What about you? Has your job created any personality quirks in you? Or merely amplified the ones that you already had?

Manual laborer

I know I should be careful what I wish for, but today I really want a job that requires manual labor. OK, maybe not eight hours of manual labor, but at least SOMETHING more than the few minutes spent getting up from one’s desk to go to the bathroom and replenish one’s cup of tea. I was not prepared for how utterly lethargic a full-time desk job would make me feel. Some days I practice ballet moves that Catherine showed me when I move up and down the hallways, just so I won’t go crazy. I haven’t been caught yet.

These are the outdoorsy and/or active jobs I would not mind having in temperate seasons:

  • Orchid gardener
  • Dog trainer
  • Dog walker
  • Governess
  • Photojournalist
  • Old rich lady’s traveling companion to Europe and The Orient
  • Painter of large canvases
  • Stable-boy
  • Letterpress stationer (OK, not a ton of activity here, but more than I’m getting now)

What about you? Do you get to move around for your job? Do you hate it? Do you envy my slothful station?
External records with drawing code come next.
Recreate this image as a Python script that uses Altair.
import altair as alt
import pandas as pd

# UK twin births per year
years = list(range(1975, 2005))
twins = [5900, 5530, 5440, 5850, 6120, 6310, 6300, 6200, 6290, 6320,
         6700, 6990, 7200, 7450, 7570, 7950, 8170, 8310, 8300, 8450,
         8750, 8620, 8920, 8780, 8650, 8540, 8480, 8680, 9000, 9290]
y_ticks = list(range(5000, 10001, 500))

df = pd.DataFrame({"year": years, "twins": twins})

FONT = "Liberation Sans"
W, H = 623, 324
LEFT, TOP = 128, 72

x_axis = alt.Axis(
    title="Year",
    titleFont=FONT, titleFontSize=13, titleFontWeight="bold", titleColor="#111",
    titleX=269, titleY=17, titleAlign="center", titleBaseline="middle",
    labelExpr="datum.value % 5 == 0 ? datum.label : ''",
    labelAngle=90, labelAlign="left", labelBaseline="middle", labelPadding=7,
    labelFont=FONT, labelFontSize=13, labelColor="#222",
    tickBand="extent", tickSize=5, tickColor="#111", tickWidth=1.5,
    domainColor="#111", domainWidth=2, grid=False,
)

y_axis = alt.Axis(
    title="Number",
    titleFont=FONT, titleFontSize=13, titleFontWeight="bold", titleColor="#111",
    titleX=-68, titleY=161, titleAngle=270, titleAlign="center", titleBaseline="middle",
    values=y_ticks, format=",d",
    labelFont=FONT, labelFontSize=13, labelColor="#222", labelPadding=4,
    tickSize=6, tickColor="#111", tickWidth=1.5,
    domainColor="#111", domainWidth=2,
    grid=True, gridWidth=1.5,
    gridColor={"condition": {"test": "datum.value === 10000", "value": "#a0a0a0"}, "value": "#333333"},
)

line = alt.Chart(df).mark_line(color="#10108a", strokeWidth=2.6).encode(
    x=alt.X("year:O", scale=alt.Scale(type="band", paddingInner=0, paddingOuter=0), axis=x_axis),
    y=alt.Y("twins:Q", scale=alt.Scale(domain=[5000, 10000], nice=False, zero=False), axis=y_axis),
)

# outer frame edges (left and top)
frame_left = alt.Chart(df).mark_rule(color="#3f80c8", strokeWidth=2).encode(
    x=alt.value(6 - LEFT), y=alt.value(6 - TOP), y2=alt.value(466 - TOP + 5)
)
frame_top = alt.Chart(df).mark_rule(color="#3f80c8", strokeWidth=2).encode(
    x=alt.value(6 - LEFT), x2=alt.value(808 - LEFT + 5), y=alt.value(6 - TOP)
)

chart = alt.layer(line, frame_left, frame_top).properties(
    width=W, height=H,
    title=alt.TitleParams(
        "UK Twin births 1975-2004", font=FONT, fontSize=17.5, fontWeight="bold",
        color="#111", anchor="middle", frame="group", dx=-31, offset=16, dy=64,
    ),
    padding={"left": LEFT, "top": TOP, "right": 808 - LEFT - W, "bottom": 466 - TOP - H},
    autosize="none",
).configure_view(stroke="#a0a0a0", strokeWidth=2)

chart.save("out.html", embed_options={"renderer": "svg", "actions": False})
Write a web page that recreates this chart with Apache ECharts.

Speaking of envy, last night at the Newlyweds’ Small Group we talked about the difference coveting, envying, and being jealous and we discovered that there are perceptible differences between each word. It was very exciting.

It’s been a quiet day over here and the snow is falling intermittently. Yes, snow. Even though yesterday we enjoyed 65-degree temperatures. It’s enough to drive a woman mad. Just when you’ve tasted spring, it gets jerked away from you again.

This weekend I finally decided that I’m going to volunteer at the local ASPCA. I am very excited about this, but I also feel guilty about it, for reasons that I may or may not decide to enumerate here.